One has to know and not know, prefer and not prefer, empty oneself and acknowledge one's fullness, be passive and charged. It has to happen to you and from you.
 
I see in Susan's choreographic strategies an exposure of the active, moving ecology of meaning- where the production taking place is acting on the maker, and also the invasion of the maker is acting on and redefining the environment of the dance. This function has broad political suggestions, and a society increasingly defined by movement demands a turn toward understanding how choreography occurs in a wide range of disciplines and living structures.
 
Dance training has shown me that my anatomy is a technology- my anatomy has been carefully crafted in highly specific environments for various uses (usually not by me). My senses have also never been passive 'givens' that simply reveal to me what is around me- my perceptions are also evolving performances that have developed in collaboration with my environment, politics, history, and me to bear many different kinds of meaning.
 
Susan's work, humbly coaxing shadows of meaning out of nothing more than simply this, creates a space where knowledge can be enacted in radical ways.
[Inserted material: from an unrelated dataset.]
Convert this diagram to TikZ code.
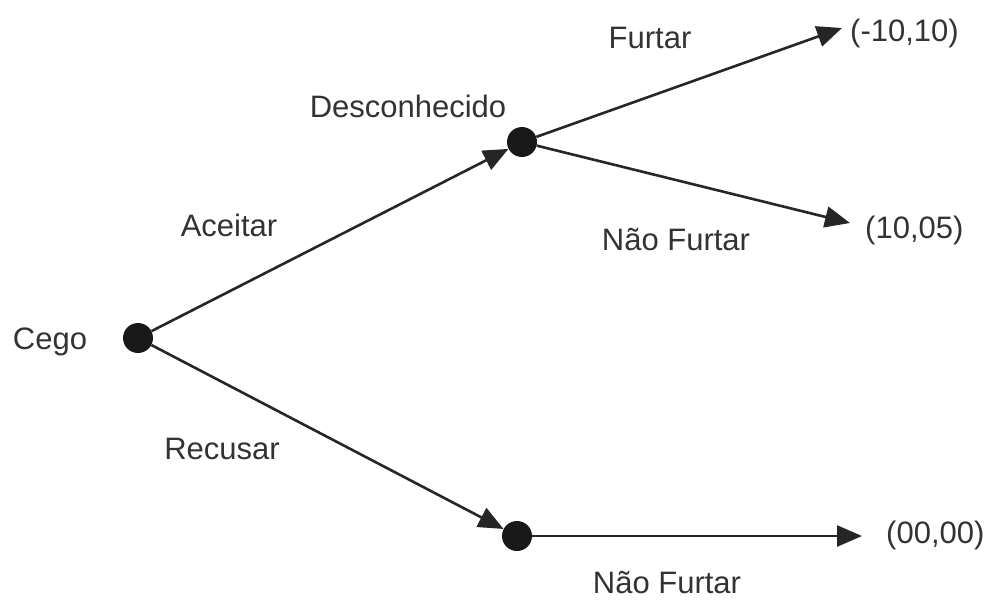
\documentclass[tikz,border=0pt]{standalone}
\usepackage{fontspec}
\setmainfont{Liberation Sans}
\usetikzlibrary{arrows.meta}
\begin{document}
\begin{tikzpicture}[x=1pt,y=-1pt,
  dot/.style={circle,fill=black!90,inner sep=0pt,minimum size=30pt},
  lbl/.style={font=\fontsize{31}{32}\selectfont,text=black!80,inner sep=0pt},
  edge/.style={line width=2.6pt,draw=black!85,-{Triangle[length=25pt,width=21pt]}}]
\useasboundingbox (0,0) rectangle (991,603);
\node[dot] (c) at (138,338) {};
\node[dot] (d) at (522,142) {};
\node[dot] (b) at (517,536) {};
\coordinate (t1) at (842,28);
\coordinate (t2) at (850,223);
\coordinate (t3) at (862,536);
\draw[edge] (c) -- (d);
\draw[edge] (c) -- (b);
\draw[edge] (d) -- (t1);
\draw[edge] (d) -- (t2);
\draw[edge] (b) -- (t3);
\node[lbl] (lc) at (50,342) {Cego};
\node[lbl] (ld) at (408,106) {Desconhecido};
\node[lbl] (la) at (229,225) {Aceitar};
\node[lbl] (lr) at (222,449) {Recusar};
\node[lbl] (lf) at (650,38) {Furtar};
\node[lbl] (lnf1) at (676,240) {Não Furtar};
\node[lbl] (lnf2) at (667,583) {Não Furtar};
\node[lbl,anchor=west] (p1) at (850,33) {(-10,10)};
\node[lbl,anchor=west] (p2) at (865,230) {(10,05)};
\node[lbl,anchor=west] (p3) at (886,535) {(00,00)};
\end{tikzpicture}
\end{document}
As a practice, as an emergent quality which is channeled by its circumstances, yet which also acts on them, these dances reveal a changing network of choreographic principles which underpin human intelligence, and our capacity to share space.
 
A single decision/response can feel inconsequential and arbitrary... But if you watch yourself make 500 decisions, you will see interests and patterns and issues...which is the intuitive imaginative self interrogating and making a world, using equal parts circumstance and choice, responding to and being effected by, what is found there and what is internal, both.